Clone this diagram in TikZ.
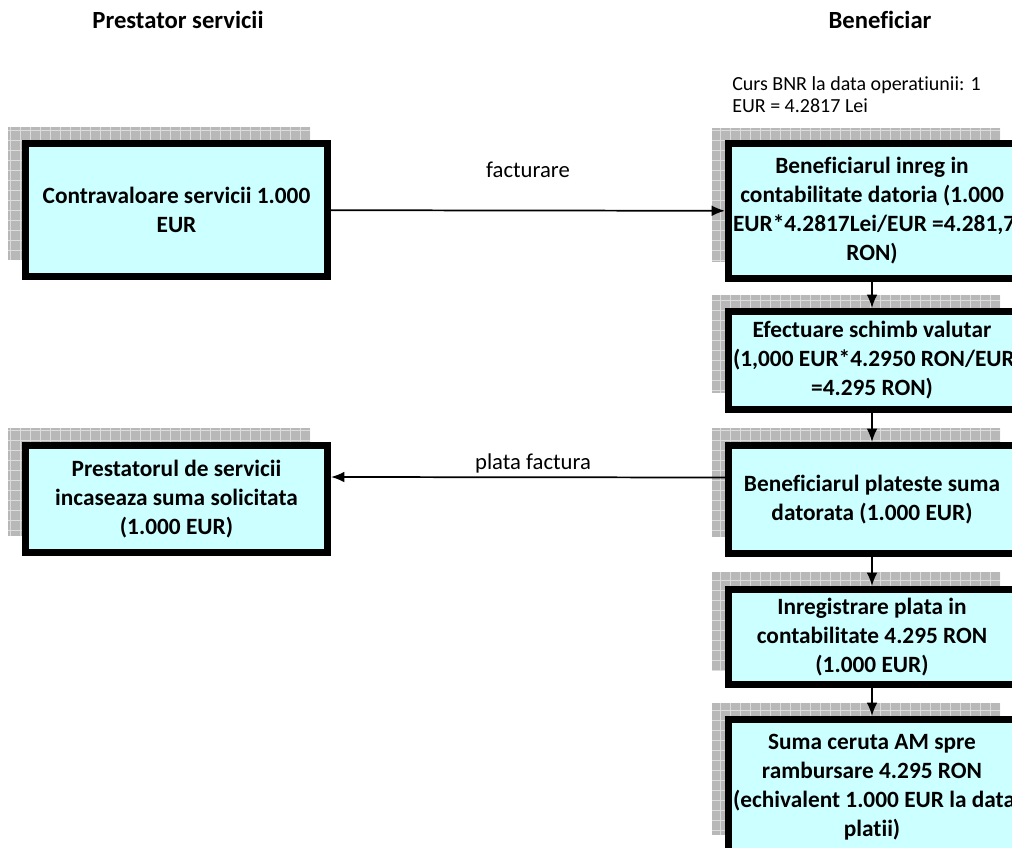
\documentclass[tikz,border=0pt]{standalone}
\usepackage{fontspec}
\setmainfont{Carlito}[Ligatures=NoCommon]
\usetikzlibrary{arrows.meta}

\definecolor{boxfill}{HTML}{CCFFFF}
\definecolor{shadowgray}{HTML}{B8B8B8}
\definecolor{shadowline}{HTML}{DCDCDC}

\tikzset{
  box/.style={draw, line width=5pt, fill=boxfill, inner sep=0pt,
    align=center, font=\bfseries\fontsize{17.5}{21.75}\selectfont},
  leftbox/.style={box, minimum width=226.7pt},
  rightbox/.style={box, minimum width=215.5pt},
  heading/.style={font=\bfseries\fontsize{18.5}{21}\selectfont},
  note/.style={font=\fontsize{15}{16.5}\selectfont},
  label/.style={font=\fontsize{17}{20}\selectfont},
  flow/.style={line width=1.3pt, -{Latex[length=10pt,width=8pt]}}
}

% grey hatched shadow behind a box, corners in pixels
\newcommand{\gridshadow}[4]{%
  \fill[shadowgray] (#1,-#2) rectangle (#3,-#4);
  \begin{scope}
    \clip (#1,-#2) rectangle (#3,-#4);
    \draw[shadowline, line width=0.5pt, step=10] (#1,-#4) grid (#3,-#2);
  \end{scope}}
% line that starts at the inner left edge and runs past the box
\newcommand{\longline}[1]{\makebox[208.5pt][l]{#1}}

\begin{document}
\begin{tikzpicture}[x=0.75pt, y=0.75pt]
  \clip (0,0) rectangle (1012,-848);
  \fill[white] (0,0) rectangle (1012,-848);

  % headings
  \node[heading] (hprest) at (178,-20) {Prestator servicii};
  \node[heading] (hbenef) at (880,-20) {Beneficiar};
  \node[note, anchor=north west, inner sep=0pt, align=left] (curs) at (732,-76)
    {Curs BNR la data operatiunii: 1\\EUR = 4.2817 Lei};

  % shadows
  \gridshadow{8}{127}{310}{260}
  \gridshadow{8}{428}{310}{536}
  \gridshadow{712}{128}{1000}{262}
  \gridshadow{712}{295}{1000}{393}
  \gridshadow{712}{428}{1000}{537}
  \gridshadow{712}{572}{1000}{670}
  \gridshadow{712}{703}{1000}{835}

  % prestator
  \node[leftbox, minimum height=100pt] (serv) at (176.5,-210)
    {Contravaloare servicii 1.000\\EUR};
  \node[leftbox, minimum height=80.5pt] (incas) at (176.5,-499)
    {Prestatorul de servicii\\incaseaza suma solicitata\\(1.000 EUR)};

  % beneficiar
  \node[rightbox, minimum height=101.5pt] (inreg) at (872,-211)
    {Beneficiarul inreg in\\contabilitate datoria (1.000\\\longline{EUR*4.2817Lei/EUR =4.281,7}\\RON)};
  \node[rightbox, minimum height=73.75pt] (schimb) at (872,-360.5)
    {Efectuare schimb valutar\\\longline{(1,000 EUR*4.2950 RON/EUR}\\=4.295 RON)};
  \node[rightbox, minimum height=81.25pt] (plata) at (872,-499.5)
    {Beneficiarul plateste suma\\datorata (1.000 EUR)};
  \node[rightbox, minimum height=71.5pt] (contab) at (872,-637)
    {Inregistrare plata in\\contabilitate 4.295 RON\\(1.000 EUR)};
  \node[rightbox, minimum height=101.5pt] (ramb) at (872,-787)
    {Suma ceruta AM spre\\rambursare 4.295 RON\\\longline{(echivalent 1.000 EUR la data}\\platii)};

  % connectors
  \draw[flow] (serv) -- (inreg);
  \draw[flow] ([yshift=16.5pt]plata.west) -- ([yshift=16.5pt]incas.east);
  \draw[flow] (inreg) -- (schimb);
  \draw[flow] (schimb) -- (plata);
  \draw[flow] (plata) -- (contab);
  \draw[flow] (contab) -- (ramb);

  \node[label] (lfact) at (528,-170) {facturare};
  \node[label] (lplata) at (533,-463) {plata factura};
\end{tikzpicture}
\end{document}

**REQUIREMENT:** From the material above, reproduce everything verbatim except the pictures.

**SOLUTION:**
Clone this diagram in TikZ.
\documentclass[tikz,border=0pt]{standalone}
\usepackage{fontspec}
\setmainfont{Carlito}[Ligatures=NoCommon]
\usetikzlibrary{arrows.meta}

\definecolor{boxfill}{HTML}{CCFFFF}
\definecolor{shadowgray}{HTML}{B8B8B8}
\definecolor{shadowline}{HTML}{DCDCDC}

\tikzset{
  box/.style={draw, line width=5pt, fill=boxfill, inner sep=0pt,
    align=center, font=\bfseries\fontsize{17.5}{21.75}\selectfont},
  leftbox/.style={box, minimum width=226.7pt},
  rightbox/.style={box, minimum width=215.5pt},
  heading/.style={font=\bfseries\fontsize{18.5}{21}\selectfont},
  note/.style={font=\fontsize{15}{16.5}\selectfont},
  label/.style={font=\fontsize{17}{20}\selectfont},
  flow/.style={line width=1.3pt, -{Latex[length=10pt,width=8pt]}}
}

% grey hatched shadow behind a box, corners in pixels
\newcommand{\gridshadow}[4]{%
  \fill[shadowgray] (#1,-#2) rectangle (#3,-#4);
  \begin{scope}
    \clip (#1,-#2) rectangle (#3,-#4);
    \draw[shadowline, line width=0.5pt, step=10] (#1,-#4) grid (#3,-#2);
  \end{scope}}
% line that starts at the inner left edge and runs past the box
\newcommand{\longline}[1]{\makebox[208.5pt][l]{#1}}

\begin{document}
\begin{tikzpicture}[x=0.75pt, y=0.75pt]
  \clip (0,0) rectangle (1012,-848);
  \fill[white] (0,0) rectangle (1012,-848);

  % headings
  \node[heading] (hprest) at (178,-20) {Prestator servicii};
  \node[heading] (hbenef) at (880,-20) {Beneficiar};
  \node[note, anchor=north west, inner sep=0pt, align=left] (curs) at (732,-76)
    {Curs BNR la data operatiunii: 1\\EUR = 4.2817 Lei};

  % shadows
  \gridshadow{8}{127}{310}{260}
  \gridshadow{8}{428}{310}{536}
  \gridshadow{712}{128}{1000}{262}
  \gridshadow{712}{295}{1000}{393}
  \gridshadow{712}{428}{1000}{537}
  \gridshadow{712}{572}{1000}{670}
  \gridshadow{712}{703}{1000}{835}

  % prestator
  \node[leftbox, minimum height=100pt] (serv) at (176.5,-210)
    {Contravaloare servicii 1.000\\EUR};
  \node[leftbox, minimum height=80.5pt] (incas) at (176.5,-499)
    {Prestatorul de servicii\\incaseaza suma solicitata\\(1.000 EUR)};

  % beneficiar
  \node[rightbox, minimum height=101.5pt] (inreg) at (872,-211)
    {Beneficiarul inreg in\\contabilitate datoria (1.000\\\longline{EUR*4.2817Lei/EUR =4.281,7}\\RON)};
  \node[rightbox, minimum height=73.75pt] (schimb) at (872,-360.5)
    {Efectuare schimb valutar\\\longline{(1,000 EUR*4.2950 RON/EUR}\\=4.295 RON)};
  \node[rightbox, minimum height=81.25pt] (plata) at (872,-499.5)
    {Beneficiarul plateste suma\\datorata (1.000 EUR)};
  \node[rightbox, minimum height=71.5pt] (contab) at (872,-637)
    {Inregistrare plata in\\contabilitate 4.295 RON\\(1.000 EUR)};
  \node[rightbox, minimum height=101.5pt] (ramb) at (872,-787)
    {Suma ceruta AM spre\\rambursare 4.295 RON\\\longline{(echivalent 1.000 EUR la data}\\platii)};

  % connectors
  \draw[flow] (serv) -- (inreg);
  \draw[flow] ([yshift=16.5pt]plata.west) -- ([yshift=16.5pt]incas.east);
  \draw[flow] (inreg) -- (schimb);
  \draw[flow] (schimb) -- (plata);
  \draw[flow] (plata) -- (contab);
  \draw[flow] (contab) -- (ramb);

  \node[label] (lfact) at (528,-170) {facturare};
  \node[label] (lplata) at (533,-463) {plata factura};
\end{tikzpicture}
\end{document}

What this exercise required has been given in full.